== WRITTEN TASK ==
Report every line below that holds the word "matplotlib".

== DATA SHOWN ==
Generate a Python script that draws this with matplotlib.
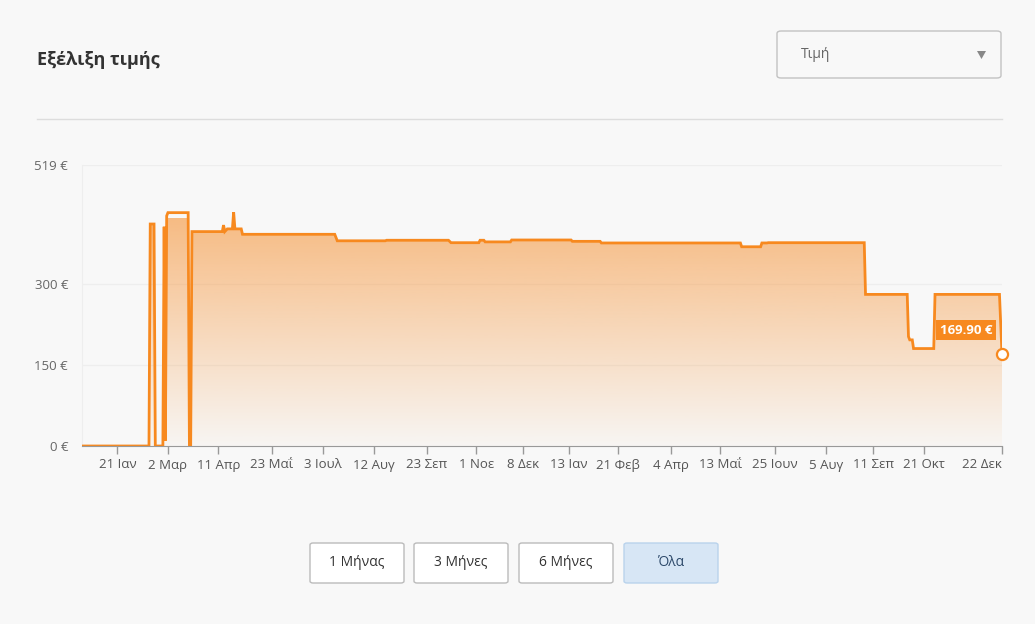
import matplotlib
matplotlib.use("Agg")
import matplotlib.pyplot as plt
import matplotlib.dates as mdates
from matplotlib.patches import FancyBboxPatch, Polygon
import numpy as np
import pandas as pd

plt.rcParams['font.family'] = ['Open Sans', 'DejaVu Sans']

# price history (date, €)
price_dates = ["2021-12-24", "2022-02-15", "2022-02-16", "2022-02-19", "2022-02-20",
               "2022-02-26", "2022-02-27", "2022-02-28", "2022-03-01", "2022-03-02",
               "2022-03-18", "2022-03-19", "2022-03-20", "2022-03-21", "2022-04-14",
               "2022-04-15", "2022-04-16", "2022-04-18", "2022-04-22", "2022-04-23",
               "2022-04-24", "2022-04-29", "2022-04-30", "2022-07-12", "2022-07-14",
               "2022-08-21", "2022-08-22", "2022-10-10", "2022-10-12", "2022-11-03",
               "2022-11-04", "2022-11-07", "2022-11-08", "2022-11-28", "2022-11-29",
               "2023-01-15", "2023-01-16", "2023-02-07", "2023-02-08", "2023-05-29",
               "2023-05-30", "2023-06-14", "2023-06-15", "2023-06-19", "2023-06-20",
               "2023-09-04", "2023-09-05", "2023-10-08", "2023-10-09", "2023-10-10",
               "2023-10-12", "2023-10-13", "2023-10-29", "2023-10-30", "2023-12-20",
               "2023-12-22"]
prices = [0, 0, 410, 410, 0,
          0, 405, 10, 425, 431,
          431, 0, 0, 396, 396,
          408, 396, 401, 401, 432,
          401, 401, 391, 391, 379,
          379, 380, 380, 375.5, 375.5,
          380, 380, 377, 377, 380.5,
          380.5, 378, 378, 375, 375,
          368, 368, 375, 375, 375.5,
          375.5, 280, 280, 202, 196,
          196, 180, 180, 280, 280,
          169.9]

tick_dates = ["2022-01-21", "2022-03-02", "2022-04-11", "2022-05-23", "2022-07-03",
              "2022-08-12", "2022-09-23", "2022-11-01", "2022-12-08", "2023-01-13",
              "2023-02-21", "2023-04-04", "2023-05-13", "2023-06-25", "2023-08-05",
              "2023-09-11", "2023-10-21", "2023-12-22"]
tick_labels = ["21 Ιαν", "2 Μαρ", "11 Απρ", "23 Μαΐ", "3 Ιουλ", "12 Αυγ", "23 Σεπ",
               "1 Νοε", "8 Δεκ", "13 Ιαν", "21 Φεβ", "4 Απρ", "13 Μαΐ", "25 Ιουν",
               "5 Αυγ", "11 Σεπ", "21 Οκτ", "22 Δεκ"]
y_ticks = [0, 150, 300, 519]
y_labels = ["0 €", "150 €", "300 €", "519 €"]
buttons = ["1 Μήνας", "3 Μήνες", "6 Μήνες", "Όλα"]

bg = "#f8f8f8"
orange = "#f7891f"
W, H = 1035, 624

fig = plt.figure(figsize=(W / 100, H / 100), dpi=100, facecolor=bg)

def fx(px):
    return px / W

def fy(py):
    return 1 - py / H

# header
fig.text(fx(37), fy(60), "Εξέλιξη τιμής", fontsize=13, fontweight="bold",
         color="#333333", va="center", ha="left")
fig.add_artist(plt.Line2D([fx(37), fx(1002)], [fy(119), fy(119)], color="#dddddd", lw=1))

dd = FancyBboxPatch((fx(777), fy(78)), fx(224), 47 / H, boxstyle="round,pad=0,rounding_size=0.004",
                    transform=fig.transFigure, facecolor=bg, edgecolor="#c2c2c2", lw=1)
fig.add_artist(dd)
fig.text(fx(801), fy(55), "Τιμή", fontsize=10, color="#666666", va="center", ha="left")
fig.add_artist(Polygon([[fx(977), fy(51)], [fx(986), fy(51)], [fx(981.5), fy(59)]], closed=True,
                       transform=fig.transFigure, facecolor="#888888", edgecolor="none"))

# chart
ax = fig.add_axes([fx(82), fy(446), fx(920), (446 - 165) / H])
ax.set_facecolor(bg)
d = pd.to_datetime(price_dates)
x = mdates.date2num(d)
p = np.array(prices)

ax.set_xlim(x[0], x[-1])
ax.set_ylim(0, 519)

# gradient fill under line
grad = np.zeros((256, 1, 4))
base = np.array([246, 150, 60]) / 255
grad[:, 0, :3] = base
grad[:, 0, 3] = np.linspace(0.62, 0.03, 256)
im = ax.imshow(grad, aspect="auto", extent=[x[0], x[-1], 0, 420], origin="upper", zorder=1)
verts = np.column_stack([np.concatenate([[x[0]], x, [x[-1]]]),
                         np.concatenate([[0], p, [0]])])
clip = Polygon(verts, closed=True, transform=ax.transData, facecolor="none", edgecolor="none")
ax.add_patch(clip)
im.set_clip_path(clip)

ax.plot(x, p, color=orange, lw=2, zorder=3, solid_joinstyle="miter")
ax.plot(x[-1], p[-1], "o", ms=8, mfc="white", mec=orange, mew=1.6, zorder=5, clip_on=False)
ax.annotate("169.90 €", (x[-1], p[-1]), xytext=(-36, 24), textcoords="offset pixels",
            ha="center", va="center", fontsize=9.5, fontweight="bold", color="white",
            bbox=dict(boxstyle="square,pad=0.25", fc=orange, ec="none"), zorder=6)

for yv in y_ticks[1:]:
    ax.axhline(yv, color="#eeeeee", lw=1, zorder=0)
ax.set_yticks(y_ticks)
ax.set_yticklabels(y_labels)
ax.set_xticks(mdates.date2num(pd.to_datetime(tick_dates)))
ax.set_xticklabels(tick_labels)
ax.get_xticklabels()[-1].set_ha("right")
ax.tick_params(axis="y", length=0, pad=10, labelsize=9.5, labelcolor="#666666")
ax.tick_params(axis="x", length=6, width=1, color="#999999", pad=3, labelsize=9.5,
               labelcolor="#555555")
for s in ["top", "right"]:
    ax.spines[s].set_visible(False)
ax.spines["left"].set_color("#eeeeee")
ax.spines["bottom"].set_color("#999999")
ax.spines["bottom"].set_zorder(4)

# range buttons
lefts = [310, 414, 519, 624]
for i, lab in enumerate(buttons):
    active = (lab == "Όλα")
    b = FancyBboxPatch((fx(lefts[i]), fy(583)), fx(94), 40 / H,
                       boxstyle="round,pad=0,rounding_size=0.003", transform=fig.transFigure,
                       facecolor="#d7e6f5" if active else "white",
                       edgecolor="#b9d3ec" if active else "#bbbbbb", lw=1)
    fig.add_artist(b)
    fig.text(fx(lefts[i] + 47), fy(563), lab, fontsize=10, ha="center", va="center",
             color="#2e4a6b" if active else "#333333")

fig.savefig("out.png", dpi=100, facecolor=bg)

== SOLUTION BELOW ==
Generate a Python script that draws this with matplotlib.
import matplotlib
matplotlib.use("Agg")
import matplotlib.pyplot as plt
import matplotlib.dates as mdates
from matplotlib.patches import FancyBboxPatch, Polygon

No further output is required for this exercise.